What is not safe is how the fluids are handled when they are extracted from the well after the fracking process is complete.  What gets nasty is the handling of the gas as it flows from the well, is compressed and transported away from the well. Re-injecting the spent fracking fluids into deep disposal wells in known to cause earthquakes. Large drilling rigs themselves, with all their ancillary supporting equipment can create huge scars on the land.

The End Result

Because of fracking and directional drilling, the oil and gas industry can exploit hydrocarbon accumulations in rock formations all over this country that were previously ignored. It is now projected that the U.S. will be energy independent by the end of the 2020s or a bit later and be producing more oil than Saudi Arabia (yes, you read that correctly).

The drilling boom has also dropped the price of natural gas several fold. Anyone remember that at the turn of the century, natural gas was more expensive per BTU than fuel oil. Now, it’s the other way around. It is also one of the reasons why our electric rates have been flat the last few years and coal-fired power plants are being scrapped in favor of those fueled by natural gas (a really good thing in my mind as the idea of “clean coal” is a joke).

One of the interesting results of the drop in gas prices is that in many areas, the drilling boom has already come and gone.  It’s no longer economically viable to drill wells just for “dry” gas, which is pure methane, the gas that is piped to your home.  Oil companies want to go after accumulations of “wet” gas, or gas that contains heavier hydrocarbons or liquid components which can be separated out and sold for more profit.  As you might suspect, wet gas accumulations are not as common as dry gas.

It’s possible that the price of natural gas may start to rise again as drilling wanes and existing wells stop producing. The same thing has not yet happened with oil.  That boom, out in the west, is still ramping up. As long as oil prices are in the $100/barrel range, it will still make economic sense to drill those wells.

Does Energy Self Sufficiency Mean Cheaper Gasoline?

Even though we are drilling more wells in the US now than in last 15 years or so, the short answer is no.

Ask anyone in Canada, a country which is energy independent, how much they pay for gasoline.  It’s the same price we pay. Oil prices are set in a worldwide commodities market, in the same manner as wheat, rice, pork bellies and oranges are. It’s not just supply and demand here in the U.S.; it is supply and demand in China, India, Europe and everywhere else.

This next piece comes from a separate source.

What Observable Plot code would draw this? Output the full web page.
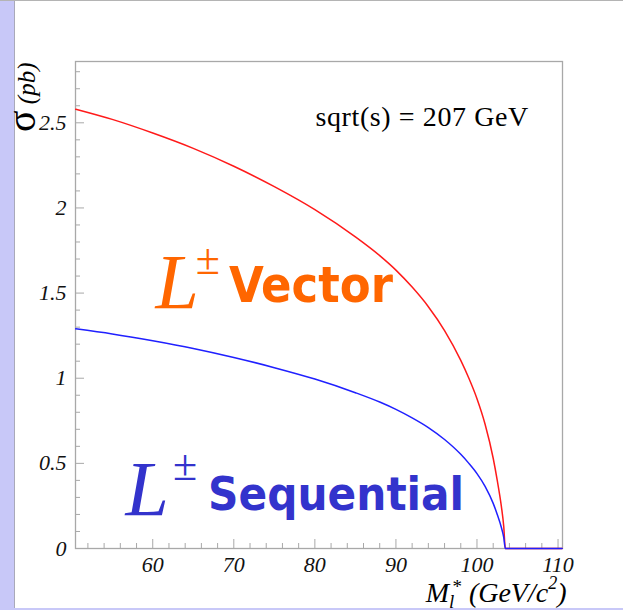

Markets are also affected by world events such as regional instability in the Middle East, storms that shut down production in the Gulf of Mexico, fires that close refineries in California and on and on. Markets operate on perception and fear as
much as on rational factors as available commodity supply.

Gasoline at the pump has been getting cheaper lately after hovering near $4/gallon several months back. Heating oil has come down too.  I was paying $3.99/gallon last spring and am paying $3.35/gallon now. Some of it is due to more supply, some of it is due to refineries coming back on line, and some of it is due to the slow pace of economic growth and recession in Europe.  Events in Syria and rocket launches from North Korea notwithstanding, the world overall is a fairly stable place right now.

Cheaper gasoline is a good thing – but don’t expect prices to go to $2.50 a gallon and even if they do, don’t expect them to stay there. The fact that we have to resort to technologies like fracking or drilling in waters over 5000 feet deep to get at the oil and gas we need means the easily accessible sources are depleted and our new sources are only viable when the price of oil is high.